The 30-page GIZ report offers very comprehensive, albeit incremental, solutions to Istanbul’s transport troubles, and it is well worth a read. But in today’s world of data-driven urban governance and mobile technology, I feel like one of the easiest and most cost-effective solutions that can be achieved in one political cycle might be a revamp of the dolmuş system. The dolmuş should by no means be allowed to entrench itself as a permanent feature of the city, if only because of Istanbul should endeavour to drastically reduce reliance on any automotive transport at all one day. Nonetheless, the minibuses and dolmuş together service 40% of motorised journies, which is concerning given how informal and backward they are. Dolmuş passenger capacities, vehicle maintenance standards, routes, schedules, and journey times are never certain. The government should not only regulate the system more, but should endeavour to gradually replace the entire dolmuş network with a formal equivalent. Maps and apps can be developed to transparently display the network to potential passengers and give Istanbul’s 7.5 million annual tourists an alternative to taxis.
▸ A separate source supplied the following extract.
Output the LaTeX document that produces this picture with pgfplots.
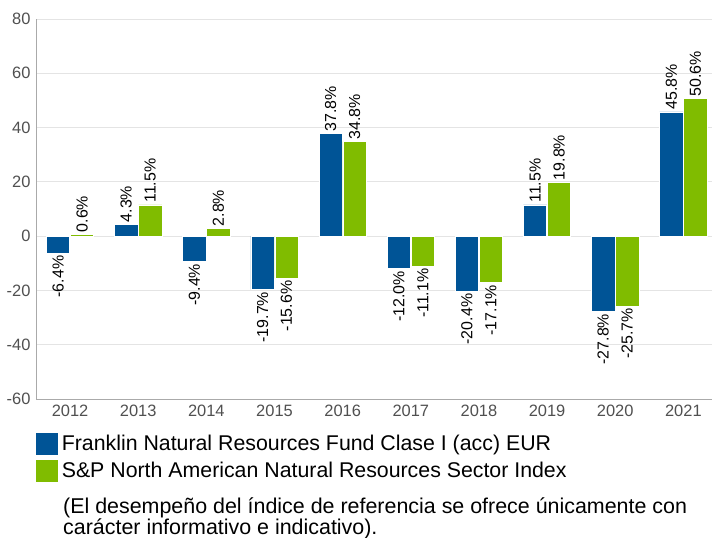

You might say that it is impossible to organise and map the metropolitan Hydra that is the dolmuş network. But if Phanindra Sama, the founder of redBus.in, could map all of India’s informal bus routes from his apartment in Bangalore on weekends, then surely there is a team of Turkish civil servants that might be up to the task. It turns out one private firm, Global Site Plans, has already put out a call for a Dolmuş and Minibus Map Development Assistant. Let’s just hope someone answers before long.